Que un festival es terreno de experimentos lo pueden decir las historias que van transcurriendo camino al cierre. La Casa Ronco, sede del festival cervantino anual que ya es tradición en Azul hacia fin de año, se prestó y algunos autores aprovecharon: en la primera de las lecturas “1 a 1”, por caso, Hebe Uhart, Patricia Ratto y Oscar Fariña tenían que elegir un autor olvidado y un espacio de la casa. Cada uno de ellos se instalaría en un rincón y leerían algunos minutos de ese texto rescatado pura, exclusivamente para una persona. Fariña recuperó a Bernardo Kordon y al Vizconde de Lascano Tegui; Ratto, a Jorge Di Paola; Uhart, a Daniel Moyano; y como si la ocasión hubiera salido de un texto de ella, recibió a sus ocasionales oyentes en la cocina y compartiendo mates.
Mientras empezaba a crepitar el fuego del asado en el parque del Viejo Aserradero, un rato antes de que la Biblioteca Popular quedara formalmente inaugurada con payada y todo, el autor Luis Sagasti hablaba sobre por qué leer. Allí mismo blandió una razón imbatible: “La literatura me ha servido para no convertirme en esa persona que, de chico, yo no quería ser de grande”. A algunas cuadras, en el corazón de la ciudad, Pedro Mairal y el poeta local Roberto Glorioso intentaban retomar el ritmo de un día cualquiera que era todo menos eso: habían pasado la jornada alojados en el monasterio trapense de las afueras de Azul, habían cumplido con el régimen que exige el lugar, rigurosas ocho horas de silencio. Sobre eso escribirán, están escribiendo ahora mismo, para poder compartir su bitácora al cierre del festival.

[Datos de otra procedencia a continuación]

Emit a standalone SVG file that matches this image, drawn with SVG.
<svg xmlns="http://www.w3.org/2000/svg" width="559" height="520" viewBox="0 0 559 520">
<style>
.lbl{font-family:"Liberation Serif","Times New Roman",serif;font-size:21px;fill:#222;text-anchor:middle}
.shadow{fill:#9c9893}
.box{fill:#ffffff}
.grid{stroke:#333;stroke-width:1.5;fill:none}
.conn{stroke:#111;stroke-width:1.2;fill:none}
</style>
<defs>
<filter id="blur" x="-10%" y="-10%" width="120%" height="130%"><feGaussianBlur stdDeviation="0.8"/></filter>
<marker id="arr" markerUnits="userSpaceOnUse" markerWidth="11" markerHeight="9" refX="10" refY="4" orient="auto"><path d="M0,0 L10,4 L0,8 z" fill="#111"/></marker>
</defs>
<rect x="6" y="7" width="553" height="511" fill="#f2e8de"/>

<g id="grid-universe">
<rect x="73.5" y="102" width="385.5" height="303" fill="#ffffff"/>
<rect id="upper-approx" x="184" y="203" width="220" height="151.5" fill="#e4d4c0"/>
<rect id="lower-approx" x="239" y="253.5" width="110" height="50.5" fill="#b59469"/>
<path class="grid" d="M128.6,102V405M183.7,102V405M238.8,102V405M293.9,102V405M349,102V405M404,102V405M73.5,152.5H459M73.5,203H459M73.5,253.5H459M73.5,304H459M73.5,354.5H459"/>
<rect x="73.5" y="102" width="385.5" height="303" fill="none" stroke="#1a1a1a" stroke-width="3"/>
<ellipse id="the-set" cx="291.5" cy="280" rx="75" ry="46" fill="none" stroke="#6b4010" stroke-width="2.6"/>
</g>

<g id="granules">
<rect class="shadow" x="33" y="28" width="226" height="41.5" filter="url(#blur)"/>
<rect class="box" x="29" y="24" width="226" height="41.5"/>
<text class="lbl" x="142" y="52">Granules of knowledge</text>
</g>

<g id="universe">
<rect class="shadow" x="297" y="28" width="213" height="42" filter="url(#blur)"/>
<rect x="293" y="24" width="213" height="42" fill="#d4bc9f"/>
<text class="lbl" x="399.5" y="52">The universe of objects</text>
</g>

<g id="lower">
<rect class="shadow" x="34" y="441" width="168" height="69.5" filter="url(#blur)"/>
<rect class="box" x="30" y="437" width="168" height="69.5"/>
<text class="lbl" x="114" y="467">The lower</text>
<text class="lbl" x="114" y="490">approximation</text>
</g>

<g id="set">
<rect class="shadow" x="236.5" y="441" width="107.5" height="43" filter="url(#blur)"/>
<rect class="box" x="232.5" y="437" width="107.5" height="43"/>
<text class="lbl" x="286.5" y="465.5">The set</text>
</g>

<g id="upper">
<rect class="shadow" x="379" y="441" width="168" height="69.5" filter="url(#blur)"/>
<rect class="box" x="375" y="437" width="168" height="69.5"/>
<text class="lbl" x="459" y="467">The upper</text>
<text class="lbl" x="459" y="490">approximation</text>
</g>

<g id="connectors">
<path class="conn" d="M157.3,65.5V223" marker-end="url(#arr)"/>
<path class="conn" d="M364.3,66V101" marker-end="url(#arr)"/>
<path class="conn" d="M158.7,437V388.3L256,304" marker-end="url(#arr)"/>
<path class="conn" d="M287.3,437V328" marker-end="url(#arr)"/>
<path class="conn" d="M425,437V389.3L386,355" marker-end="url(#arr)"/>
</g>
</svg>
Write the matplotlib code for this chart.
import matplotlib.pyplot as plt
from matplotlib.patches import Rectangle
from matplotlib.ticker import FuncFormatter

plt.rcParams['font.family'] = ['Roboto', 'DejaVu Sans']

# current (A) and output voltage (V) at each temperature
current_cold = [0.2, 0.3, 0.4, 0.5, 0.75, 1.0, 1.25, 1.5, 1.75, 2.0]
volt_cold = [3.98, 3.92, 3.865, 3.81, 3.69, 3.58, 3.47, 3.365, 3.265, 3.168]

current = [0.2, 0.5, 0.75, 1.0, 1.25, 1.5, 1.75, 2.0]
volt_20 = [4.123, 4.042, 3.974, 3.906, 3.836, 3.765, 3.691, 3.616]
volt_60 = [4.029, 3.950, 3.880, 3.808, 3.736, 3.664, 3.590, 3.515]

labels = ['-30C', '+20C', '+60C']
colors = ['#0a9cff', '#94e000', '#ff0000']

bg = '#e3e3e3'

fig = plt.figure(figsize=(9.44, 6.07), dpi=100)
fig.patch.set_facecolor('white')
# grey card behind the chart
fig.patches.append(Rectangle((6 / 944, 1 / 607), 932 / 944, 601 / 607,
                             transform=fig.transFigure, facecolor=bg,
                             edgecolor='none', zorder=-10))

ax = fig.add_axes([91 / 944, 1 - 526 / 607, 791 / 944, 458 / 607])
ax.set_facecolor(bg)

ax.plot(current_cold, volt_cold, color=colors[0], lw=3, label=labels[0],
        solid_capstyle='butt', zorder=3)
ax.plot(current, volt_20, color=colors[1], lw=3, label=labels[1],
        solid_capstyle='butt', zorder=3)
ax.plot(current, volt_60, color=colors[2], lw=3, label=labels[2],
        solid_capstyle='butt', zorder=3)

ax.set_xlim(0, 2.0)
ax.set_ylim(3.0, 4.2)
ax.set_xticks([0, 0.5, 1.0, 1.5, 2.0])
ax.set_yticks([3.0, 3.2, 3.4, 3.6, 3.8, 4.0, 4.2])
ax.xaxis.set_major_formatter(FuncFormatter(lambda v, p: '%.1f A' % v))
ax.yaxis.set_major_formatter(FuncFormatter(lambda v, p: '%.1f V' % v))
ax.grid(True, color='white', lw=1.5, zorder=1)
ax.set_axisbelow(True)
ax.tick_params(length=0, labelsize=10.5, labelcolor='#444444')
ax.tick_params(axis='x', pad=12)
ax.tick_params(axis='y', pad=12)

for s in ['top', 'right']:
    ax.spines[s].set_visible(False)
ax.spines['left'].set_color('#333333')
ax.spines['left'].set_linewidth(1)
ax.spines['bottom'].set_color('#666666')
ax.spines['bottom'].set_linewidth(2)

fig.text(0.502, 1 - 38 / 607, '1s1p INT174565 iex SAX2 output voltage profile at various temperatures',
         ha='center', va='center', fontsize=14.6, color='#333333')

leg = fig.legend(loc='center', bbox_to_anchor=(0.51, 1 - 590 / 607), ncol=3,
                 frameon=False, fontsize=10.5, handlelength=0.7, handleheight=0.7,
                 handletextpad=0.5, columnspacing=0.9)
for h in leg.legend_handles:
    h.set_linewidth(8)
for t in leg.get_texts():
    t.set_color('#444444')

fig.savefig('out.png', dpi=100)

Ayer, con la caída del sol, la inclemencia del día que amaneció entre lluvias y sol y vientos como si fueran otoño e invierno a la vez, la necesidad de adaptarse a lo imprevisto se volvió encanto. El recorrido por el Parque Sarmiento, el bellísimo paseo arbolado al borde del arroyo, tuvo que suspenderse: las declamadoras que habían ensayado durante días con Vivi Tellas para ir sorprendiendo paseantes con poesía –literalmente– al paso, se acomodaron en la biblioteca de Ronco. Desde una mesa cubierta por un mantel de plástico con flores, los panes de leche y el mate cocido perfumaban el ambiente, en el que el público desbordaba las sillas disponibles. Vivi Tellas caminó entre las sillas y anunció: “La performance de hoy se llama Merienda poética, y vamos a empezar con María de los Angeles”. María de los Angeles, la señora rubia de Azul con camisa té con leche, se puso de pie y arremetió de lleno con un poema en medio del silencio expectante. Una por una, Tellas fue recorriendo la sala en busca de las nueve declamadoras, acomodándolas como muñequitas en la escena, dándoles el pie para el comienzo. Una por una, podían descubrirse las señales de la complicidad entre las declamadoras, que se alentaban, se sonreían, se celebraban también entre ellas, mientras celebraban su modo de vivir la literatura.